Best conference ever! I have been to some excellent conferences: ETech 2002, Design Engaged 2004, eurofoo 2004, reboot 2005, 2006 and 2007... maybe one or two more. Here's another for the list: I've just returned from Vancouver, where I was giving the closing keynote at Web Directions North 2008.

All of those conferences were good in different ways. ETech blew my mind; I met so many new friends at Design Engaged; reboot specialises in variety and friendliness; eurofoo, well, many reasons, but the eurodance foam party is a factor. And of course it's personal preference. Sometimes your brain is ready to be melted, or by coincidence you're stepping into a new community.

What WDN08 did, for me, was hit the sweet-spot:

  • Talks: I went to every talk I could (I had to skip one to do my run-through) and they were all top notch. I'm more excited about the Web now than I have been for a long time: it's going through a period of transformation, both in terms of platform and the kinds of people using it. And it's clear now that the Web is on the trail of certain issues - adaptive, service and experience design - and is probably better placed to offer approaches than most other media and design. It's great to see the Web come into its own.
  • Organisation: the conference organisation was tight. Seriously, it makes such a difference--well done to the team and helpers. Aside from general organisation, I personally felt welcomed and generously looked after. I think I can only call it care and consideration, and it's much appreciated--it made the trip a pleasure.
  • Sponsors: it feels odd to mention the sponsors, but having them participate instead of just slapping logos on things was a good difference. No vendor pitches, but general attention and being there. Microsoft deserve a special mention for their hosting of the two day party at Whistler. What made their sponsorship work was that Microsoft people were present and chatting. I'd like to see the culture of the Web assimilate MS instead of letting the historic divide calcify into two types on online experience: this kind of activity helps.
  • Whistler: ah, the Whistler trip. Unique. It's great that the mental workout of the first couple of days is balanced with a physical one in the next two. I'd not skied before. Man, what an opportunity. If this trip has hooked me - it might well have done - this might turn out to be the most expensive conference I've been to. And group bonding is certainly facilitated by the alcohol and exhilaration. Lots of socialising in the bar and on the buses.
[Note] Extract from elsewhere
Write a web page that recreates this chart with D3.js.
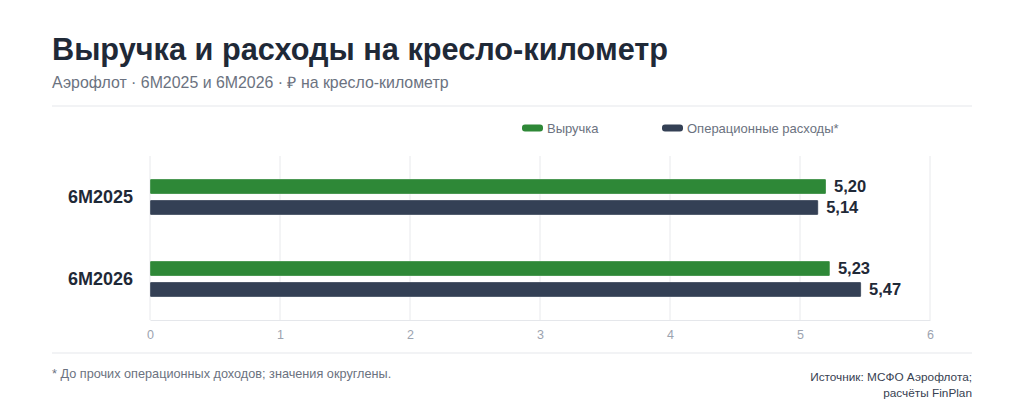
<!DOCTYPE html>
<html>
<head>
<meta charset="utf-8">
<script src="https://cdn.jsdelivr.net/npm/d3@7"></script>
<style>
  body { margin: 0; background: #fff; }
  svg { display: block; font-family: "Liberation Sans", Arial, sans-serif; }
</style>
</head>
<body>
<svg id="chart"></svg>
<script>
// data
const periods = ["6M2025", "6M2026"];
const seriesNames = ["Выручка", "Операционные расходы*"];
const revenue = [5.20, 5.23];
const opex = [5.14, 5.47];
const xTicks = [0, 1, 2, 3, 4, 5, 6];

const colors = ["#2e8837", "#344055"];
const fmt = v => d3.format(".2f")(v).replace(".", ",");

const svg = d3.select("#chart").attr("width", 1024).attr("height", 410);

// header
svg.append("text").attr("x", 52).attr("y", 60)
  .attr("font-size", 30.7).attr("font-weight", "bold").attr("fill", "#1f2937")
  .text("Выручка и расходы на кресло-километр");
svg.append("text").attr("x", 52).attr("y", 88)
  .attr("font-size", 15.9).attr("fill", "#6b7280")
  .text("Аэрофлот · 6М2025 и 6М2026 · ₽ на кресло-километр");
svg.append("line").attr("x1", 52).attr("x2", 972).attr("y1", 106).attr("y2", 106)
  .attr("stroke", "#e5e7eb");

// legend
const legendX = [522, 662];
seriesNames.forEach((name, i) => {
  const g = svg.append("g").attr("transform", `translate(${legendX[i]},128)`);
  g.append("rect").attr("x", 0).attr("y", -3.5).attr("width", 21).attr("height", 7)
    .attr("rx", 3).attr("fill", colors[i]);
  g.append("text").attr("x", 25).attr("y", 0).attr("dy", "0.35em")
    .attr("font-size", 13).attr("fill", "#6b7280").text(name);
});

// scales
const x = d3.scaleLinear().domain([0, 6]).range([150, 930]);
const y = d3.scaleBand().domain(periods).range([156, 320]);
const inner = d3.scaleBand().domain(seriesNames).range([-18, 18]).paddingInner(0.28);

// grid
svg.append("g").selectAll("line").data(xTicks).join("line")
  .attr("x1", d => x(d)).attr("x2", d => x(d))
  .attr("y1", 156).attr("y2", 320)
  .attr("stroke", "#e8e9ec");

// x axis
const xAxis = svg.append("g").attr("transform", "translate(0,320)")
  .call(d3.axisBottom(x).tickValues(xTicks).tickFormat(d3.format("d")).tickSize(0).tickPadding(10));
xAxis.select(".domain").attr("stroke", "#e5e7eb");
xAxis.selectAll("text").attr("font-size", 12.5).attr("fill", "#9ca3af")
  .attr("font-family", "Liberation Sans, Arial, sans-serif");

// bars
const rows = periods.map((p, i) => ({ p, vals: [revenue[i], opex[i]] }));
const groups = svg.append("g").selectAll("g").data(rows).join("g")
  .attr("transform", d => `translate(0,${y(d.p) + y.bandwidth() / 2})`);

groups.selectAll("rect").data(d => d.vals.map((v, i) => ({ v, s: seriesNames[i], i }))).join("rect")
  .attr("x", x(0)).attr("y", d => inner(d.s))
  .attr("width", d => x(d.v) - x(0)).attr("height", inner.bandwidth())
  .attr("rx", 1).attr("fill", d => colors[d.i])
  .attr("stroke", "#fff").attr("stroke-opacity", 0.4).attr("stroke-width", 0.8);

groups.selectAll("text.val").data(d => d.vals.map((v, i) => ({ v, s: seriesNames[i] }))).join("text")
  .attr("class", "val")
  .attr("x", d => x(d.v) + 8).attr("y", d => inner(d.s) + inner.bandwidth() / 2)
  .attr("dy", "0.36em").attr("font-size", 16.5).attr("font-weight", "bold").attr("fill", "#1f2937")
  .text(d => fmt(d.v));

// category labels
groups.append("text").attr("x", 133).attr("y", 0).attr("dy", "0.36em")
  .attr("text-anchor", "end").attr("font-size", 18).attr("font-weight", "bold").attr("fill", "#1f2937")
  .text(d => d.p);

// footer
svg.append("line").attr("x1", 52).attr("x2", 972).attr("y1", 353).attr("y2", 353)
  .attr("stroke", "#e5e7eb");
svg.append("text").attr("x", 52).attr("y", 378)
  .attr("font-size", 12.7).attr("fill", "#6b7280")
  .text("* До прочих операционных доходов; значения округлены.");
svg.append("text").attr("x", 972).attr("y", 381).attr("text-anchor", "end")
  .attr("font-size", 11.8).attr("fill", "#374151")
  .text("Источник: МСФО Аэрофлота;");
svg.append("text").attr("x", 972).attr("y", 397).attr("text-anchor", "end")
  .attr("font-size", 11.8).attr("fill", "#374151")
  .text("расчёты FinPlan");
</script>
</body>
</html>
I want to thank the organising team: Maxine Sherrin, Dave Shea, Derek Featherstone and John Allsopp. Thanks for being so welcoming, and it was so good to meet and hang out with all of you.

But mainly it's been the people--it's the crowd at a conference that makes the difference between good and great. (This particular crowd is mostly new to me too.) I can't count the number of people who showed me intriguing connections on topics I brought up in my talk, or the number of incredibly illuminating and hilarious conversations I had. What a joy. And then the easy conversations with folks I knew and folks I'd just met... I hope I've left Vancouver having made a few new friends. Thank you all of you who read this (I lost track of the group on the last night and didn't get to say goodbye to bunch of people), and please let's stay in touch.

An all round brilliant week.

Slides and transcript of Movement will be up in the next couple of days.